James Langstaff Bowman,  (October 6, 1879 – September 14, 1951) was the first Speaker of the House of Commons of Canada from Manitoba.

Bowman had been a teacher and lawyer in Dauphin, Manitoba. In 1917, he became the town's mayor. He ran unsuccessfully in the 1925 and 1926 general elections for the Conservative Party. He finally winning a seat in the 1930 election that brought R.B. Bennett to power.

He became Speaker after his predecessor, George Black, suffered a nervous breakdown in the summer of 1934, and was unfit to preside when the House of Commons of Canada reconvened in January 1935.

As the Deputy Speaker was ill, Bennett approached Bowman, a backbencher, hours before the House was to convene, about becoming Speaker for the rest of the Parliamentary term.

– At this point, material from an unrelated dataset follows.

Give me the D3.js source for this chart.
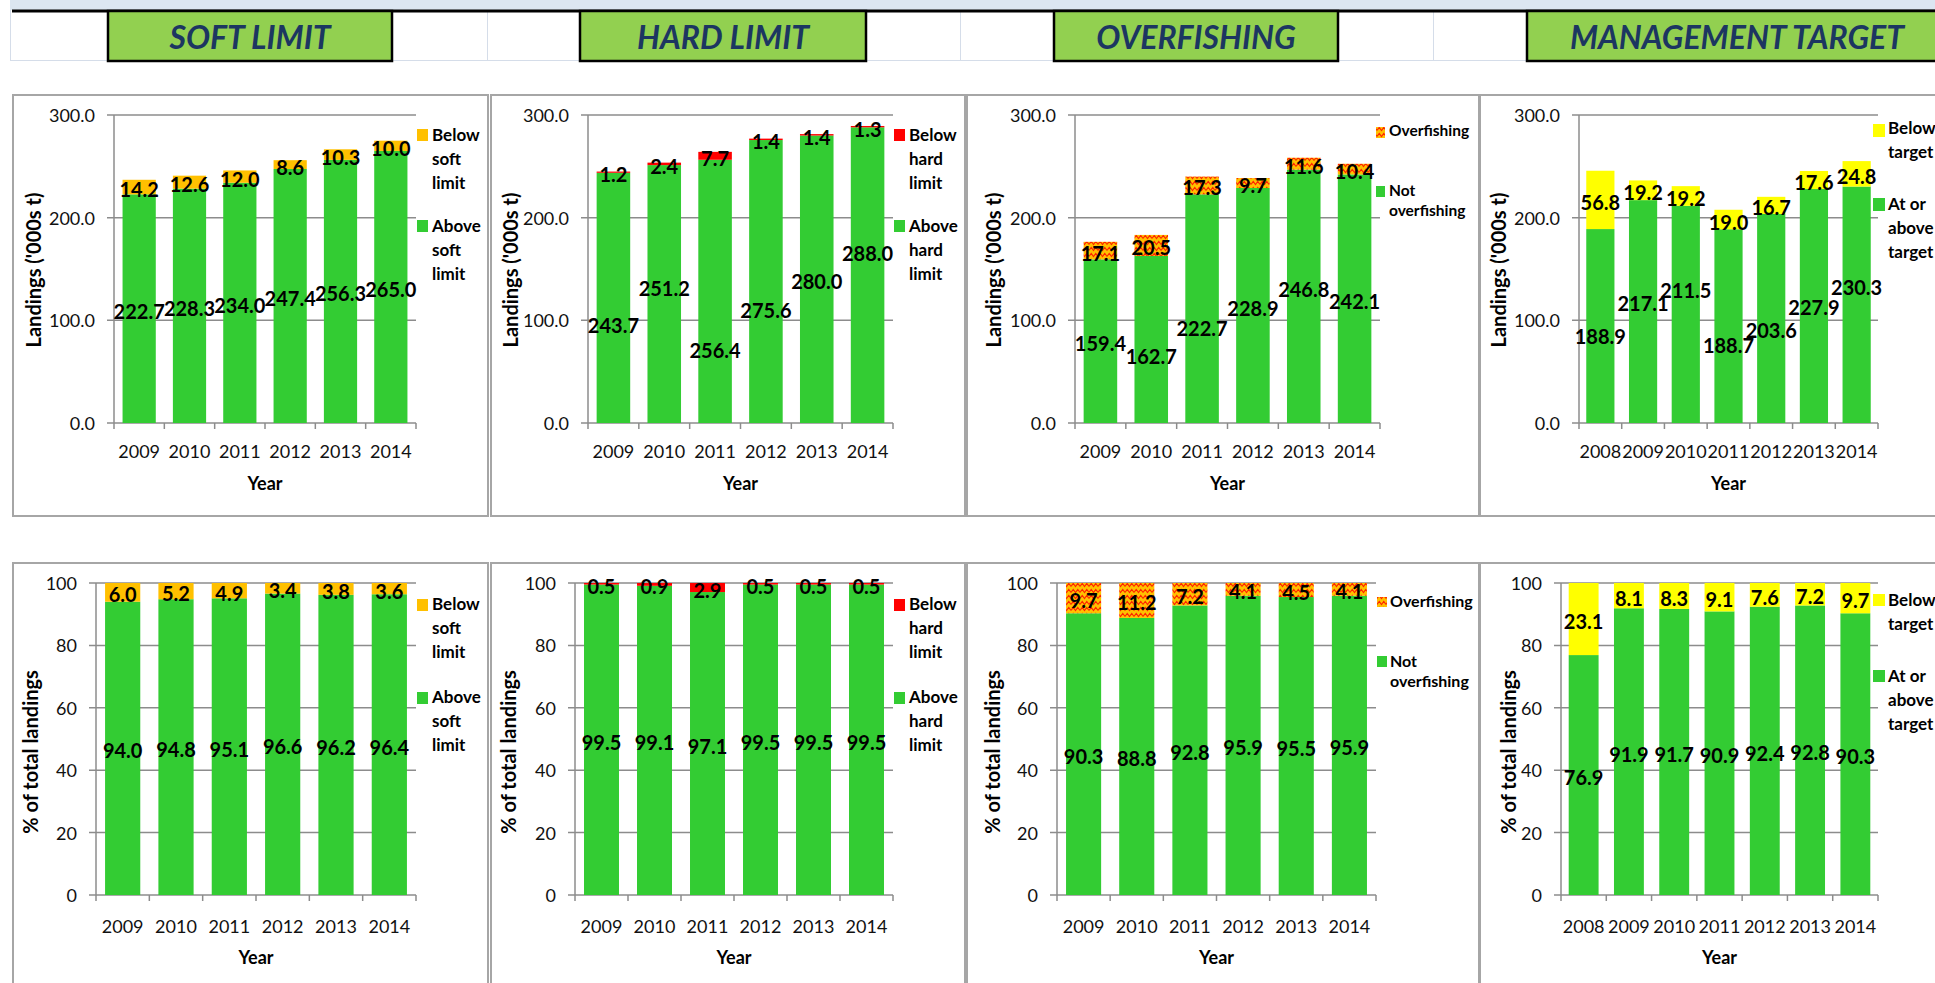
<!DOCTYPE html>
<html>
<head>
<meta charset="utf-8">
<script src="https://cdn.jsdelivr.net/npm/d3@7"></script>
<style>
  html, body { margin: 0; padding: 0; background: #fff; overflow: hidden; }
  svg { display: block; font-family: Lato, "Open Sans", sans-serif; }
</style>
</head>
<body>
<svg id="chart" width="1935" height="983"></svg>
<script>
// ---- data -------------------------------------------------------------
const years6 = ["2009", "2010", "2011", "2012", "2013", "2014"];
const years7 = ["2008", "2009", "2010", "2011", "2012", "2013", "2014"];

const headings = ["SOFT LIMIT", "HARD LIMIT", "OVERFISHING", "MANAGEMENT TARGET"];

// landings ('000s t)
const softAbove = [222.7, 228.3, 234.0, 247.4, 256.3, 265.0];
const softBelow = [14.2, 12.6, 12.0, 8.6, 10.3, 10.0];
const hardAbove = [243.7, 251.2, 256.4, 275.6, 280.0, 288.0];
const hardBelow = [1.2, 2.4, 7.7, 1.4, 1.4, 1.3];
const notOverfishing = [159.4, 162.7, 222.7, 228.9, 246.8, 242.1];
const overfishing = [17.1, 20.5, 17.3, 9.7, 11.6, 10.4];
const atTarget = [188.9, 217.1, 211.5, 188.7, 203.6, 227.9, 230.3];
const belowTarget = [56.8, 19.2, 19.2, 19.0, 16.7, 17.6, 24.8];

// % of total landings
const softAbovePct = [94.0, 94.8, 95.1, 96.6, 96.2, 96.4];
const softBelowPct = [6.0, 5.2, 4.9, 3.4, 3.8, 3.6];
const hardAbovePct = [99.5, 99.1, 97.1, 99.5, 99.5, 99.5];
const hardBelowPct = [0.5, 0.9, 2.9, 0.5, 0.5, 0.5];
const notOverfishingPct = [90.3, 88.8, 92.8, 95.9, 95.5, 95.9];
const overfishingPct = [9.7, 11.2, 7.2, 4.1, 4.5, 4.1];
const atTargetPct = [76.9, 91.9, 91.7, 90.9, 92.4, 92.8, 90.3];
const belowTargetPct = [23.1, 8.1, 8.3, 9.1, 7.6, 7.2, 9.7];

const landingTicks = [0, 100, 200, 300];
const pctTicks = [0, 20, 40, 60, 80, 100];

// ---- styles -----------------------------------------------------------
const GREEN = "#33cc33", ORANGE = "#ffc000", RED = "#ff0000", YELLOW = "#ffff00";
const GRID = "#8c8c8c", FRAME = "#a6a6a6";
const TICK_SIZE = 18, VALUE_SIZE = 20;

const svg = d3.select("#chart");
const defs = svg.append("defs");
const hatch = defs.append("pattern")
  .attr("id", "overfishHatch")
  .attr("patternUnits", "userSpaceOnUse")
  .attr("width", 9).attr("height", 6);
hatch.append("rect").attr("width", 9).attr("height", 6).attr("fill", ORANGE);
hatch.append("path")
  .attr("d", "M0,4.5 L2.25,1.5 L4.5,4.5 L6.75,1.5 L9,4.5")
  .attr("fill", "none").attr("stroke", "#ff2200").attr("stroke-width", 1.1);
const HATCH = "url(#overfishHatch)";

// ---- sheet header -----------------------------------------------------
svg.append("rect").attr("x", 10).attr("y", 0).attr("width", 1925).attr("height", 10).attr("fill", "#dce6f1");
// faint cell grid of the header row
[10, 487, 960, 1433].forEach(gx => {
  svg.append("line").attr("x1", gx + 0.5).attr("x2", gx + 0.5).attr("y1", 10).attr("y2", 61)
    .attr("stroke", "#d5dde9").attr("stroke-width", 1);
});
svg.append("line").attr("x1", 10).attr("x2", 1935).attr("y1", 60.5).attr("y2", 60.5)
  .attr("stroke", "#d5dde9").attr("stroke-width", 1);
svg.append("line").attr("x1", 12).attr("x2", 1935).attr("y1", 11).attr("y2", 11)
  .attr("stroke", "#000").attr("stroke-width", 3);

const headBoxes = [[108, 392], [580, 866], [1054, 1338], [1527, 1947]];
const headCentres = [250, 723, 1196, 1737];
headings.forEach((h, i) => {
  const [x0, x1] = headBoxes[i];
  svg.append("rect").attr("x", x0).attr("y", 11).attr("width", x1 - x0).attr("height", 50)
    .attr("fill", "#92d050").attr("stroke", "#000").attr("stroke-width", 2.5);
  svg.append("text").attr("x", headCentres[i]).attr("y", 49)
    .attr("text-anchor", "middle")
    .attr("font-size", 32).attr("font-weight", 700).attr("font-style", "italic")
    .attr("fill", "#1c3661").text(h);
});

// ---- panels -----------------------------------------------------------
const topRow = { t: 115, b: 423, fy0: 95, fy1: 516, xLab: 458, yearBase: 490, titleY: 270,
  max: 300, ticks: landingTicks, fmt: ".1f", yTitle: "Landings ('000s t)" };
const botRow = { t: 583, b: 895, fy0: 563, fy1: 990, xLab: 933, yearBase: 964, titleY: 752,
  max: 100, ticks: pctTicks, fmt: "d", yTitle: "% of total landings" };

const panels = [
  { row: topRow, fx0: 13, fx1: 488, l: 114, r: 416, titleX: 33, years: years6,
    base: softAbove, top: softBelow, topFill: ORANGE,
    legend: { sqX: 417, textX: 432, w: 11, size: 17, step: 24, items: [
      { fill: ORANGE, sqY: 129, h: 12, base: 141, lines: ["Below", "soft", "limit"] },
      { fill: GREEN, sqY: 220, h: 12, base: 232, lines: ["Above", "soft", "limit"] }] } },
  { row: topRow, fx0: 491, fx1: 965, l: 588, r: 893, titleX: 510, years: years6,
    base: hardAbove, top: hardBelow, topFill: RED,
    baseLabelAt: [95.4, 131.5, 71, 110, 138, 165.5],
    legend: { sqX: 894, textX: 909, w: 11, size: 17, step: 24, items: [
      { fill: RED, sqY: 129, h: 12, base: 141, lines: ["Below", "hard", "limit"] },
      { fill: GREEN, sqY: 220, h: 12, base: 232, lines: ["Above", "hard", "limit"] }] } },
  { row: topRow, fx0: 967, fx1: 1479, l: 1075, r: 1380, titleX: 993, years: years6,
    base: notOverfishing, top: overfishing, topFill: HATCH,
    baseLabelAt: [78, 65, 92.5, 112, 130.5, 119],
    legend: { sqX: 1376, textX: 1389, w: 9, size: 15.5, step: 20, items: [
      { fill: HATCH, sqY: 127, h: 11, base: 136, lines: ["Overfishing"] },
      { fill: GREEN, sqY: 186, h: 11, base: 196, lines: ["Not", "overfishing"] }] } },
  { row: topRow, fx0: 1480, fx1: 1945, l: 1579, r: 1878, titleX: 1498, years: years7,
    base: atTarget, top: belowTarget, topFill: YELLOW,
    baseLabelAt: [84.7, 116.8, 129.5, 76, 90.6, 113, 132.4],
    legend: { sqX: 1873, textX: 1888, w: 12, size: 17, step: 24, items: [
      { fill: YELLOW, sqY: 124, h: 13, base: 134, lines: ["Below", "target"] },
      { fill: GREEN, sqY: 198, h: 13, base: 210, lines: ["At or", "above", "target"] }] } },

  { row: botRow, fx0: 13, fx1: 488, l: 96, r: 416, titleX: 30, years: years6,
    base: softAbovePct, top: softBelowPct, topFill: ORANGE,
    legend: { sqX: 417, textX: 432, w: 11, size: 17, step: 24, items: [
      { fill: ORANGE, sqY: 599, h: 12, base: 610, lines: ["Below", "soft", "limit"] },
      { fill: GREEN, sqY: 692, h: 12, base: 703, lines: ["Above", "soft", "limit"] }] } },
  { row: botRow, fx0: 491, fx1: 965, l: 575, r: 893, titleX: 508, years: years6,
    base: hardAbovePct, top: hardBelowPct, topFill: RED,
    legend: { sqX: 894, textX: 909, w: 11, size: 17, step: 24, items: [
      { fill: RED, sqY: 599, h: 12, base: 610, lines: ["Below", "hard", "limit"] },
      { fill: GREEN, sqY: 692, h: 12, base: 703, lines: ["Above", "hard", "limit"] }] } },
  { row: botRow, fx0: 967, fx1: 1479, l: 1057, r: 1376, titleX: 992, years: years6,
    base: notOverfishingPct, top: overfishingPct, topFill: HATCH,
    legend: { sqX: 1377, textX: 1390, w: 10, size: 16, step: 20, items: [
      { fill: HATCH, sqY: 597, h: 10, base: 607, lines: ["Overfishing"] },
      { fill: GREEN, sqY: 656, h: 11, base: 667, lines: ["Not", "overfishing"] }] } },
  { row: botRow, fx0: 1480, fx1: 1945, l: 1561, r: 1878, titleX: 1508, years: years7,
    base: atTargetPct, top: belowTargetPct, topFill: YELLOW,
    legend: { sqX: 1873, textX: 1888, w: 12, size: 17, step: 24, items: [
      { fill: YELLOW, sqY: 594, h: 12, base: 606, lines: ["Below", "target"] },
      { fill: GREEN, sqY: 670, h: 12, base: 682, lines: ["At or", "above", "target"] }] } }
];

function drawPanel(p) {
  const R = p.row;
  const g = svg.append("g");

  g.append("rect")
    .attr("x", p.fx0).attr("y", R.fy0)
    .attr("width", p.fx1 - p.fx0).attr("height", R.fy1 - R.fy0)
    .attr("fill", "#fff").attr("stroke", FRAME).attr("stroke-width", 2);

  const x = d3.scaleBand().domain(p.years).range([p.l, p.r])
    .paddingInner(0.34).paddingOuter(0.17);
  const y = d3.scaleLinear().domain([0, R.max]).range([R.b, R.t]);

  // horizontal gridlines (the zero line doubles as the category axis)
  g.append("g").selectAll("line").data(R.ticks).join("line")
    .attr("x1", p.l - 7).attr("x2", p.r)
    .attr("y1", d => y(d)).attr("y2", d => y(d))
    .attr("stroke", GRID).attr("stroke-width", 1.5);

  // value axis line
  g.append("line").attr("x1", p.l).attr("x2", p.l).attr("y1", y(R.max)).attr("y2", y(0))
    .attr("stroke", GRID).attr("stroke-width", 1.5);

  // value tick labels
  g.append("g").selectAll("text").data(R.ticks).join("text")
    .attr("x", p.l - 19).attr("y", d => y(d))
    .attr("text-anchor", "end").attr("dominant-baseline", "central")
    .attr("font-size", TICK_SIZE).attr("fill", "#111")
    .text(d3.format(R.fmt));

  // category tick marks between bands
  const step = x.step();
  const edges = d3.range(p.years.length + 1).map(i => p.l + i * step);
  g.append("g").selectAll("line").data(edges).join("line")
    .attr("x1", d => d).attr("x2", d => d)
    .attr("y1", y(0)).attr("y2", y(0) + 6)
    .attr("stroke", GRID).attr("stroke-width", 1.5);

  // category labels
  g.append("g").selectAll("text").data(p.years).join("text")
    .attr("x", d => x(d) + x.bandwidth() / 2).attr("y", R.xLab)
    .attr("text-anchor", "middle").attr("font-size", TICK_SIZE).attr("fill", "#111")
    .text(d => d);

  // axis titles
  g.append("text").attr("x", (p.l + p.r) / 2).attr("y", R.yearBase)
    .attr("text-anchor", "middle").attr("font-size", 18).attr("font-weight", 700)
    .text("Year");
  g.append("text")
    .attr("transform", `translate(${p.titleX},${R.titleY}) rotate(-90)`)
    .attr("text-anchor", "middle").attr("dominant-baseline", "central")
    .attr("font-size", 20).attr("font-weight", 700)
    .text(R.yTitle);

  // stacked bars
  const rows = p.years.map((yr, i) => ({ year: yr, base: p.base[i], top: p.top[i] }));
  const series = d3.stack().keys(["base", "top"])(rows);
  const fills = { base: GREEN, top: p.topFill };

  series.forEach(s => {
    g.append("g").selectAll("rect").data(s).join("rect")
      .attr("x", d => x(d.data.year))
      .attr("width", x.bandwidth())
      .attr("y", d => y(d[1]))
      .attr("height", d => y(d[0]) - y(d[1]))
      .attr("fill", fills[s.key]);
  });

  // value labels
  series.forEach(s => {
    g.append("g").selectAll("text").data(s).join("text")
      .attr("x", d => x(d.data.year) + x.bandwidth() / 2)
      .attr("y", (d, i) => {
        if (s.key === "base" && p.baseLabelAt) return y(p.baseLabelAt[i]);
        return y((d[0] + d[1]) / 2) + 2;
      })
      .attr("text-anchor", "middle").attr("dominant-baseline", "central")
      .attr("font-size", VALUE_SIZE).attr("font-weight", 700).attr("fill", "#000")
      .text(d => d3.format(".1f")(d.data[s.key]));
  });

  // legend
  const L = p.legend;
  L.items.forEach(it => {
    g.append("rect").attr("x", L.sqX).attr("y", it.sqY)
      .attr("width", L.w).attr("height", it.h).attr("fill", it.fill);
    it.lines.forEach((ln, k) => {
      g.append("text").attr("x", L.textX).attr("y", it.base + k * L.step)
        .attr("font-size", L.size).attr("font-weight", 700).attr("fill", "#000")
        .text(ln);
    });
  });
}

panels.forEach(drawPanel);
</script>
</body>
</html>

Bowman had little experience as Speaker and had to deal with a tense, pre-election session. Members of Parliament on all sides of the House felt that Bowman did well in the job. But when the 1935 general election was held in the fall, Bowman lost his seat by a large margin.

He returned to his law practice in Dauphin and failed in his attempt to regain his seat in the 1940 election.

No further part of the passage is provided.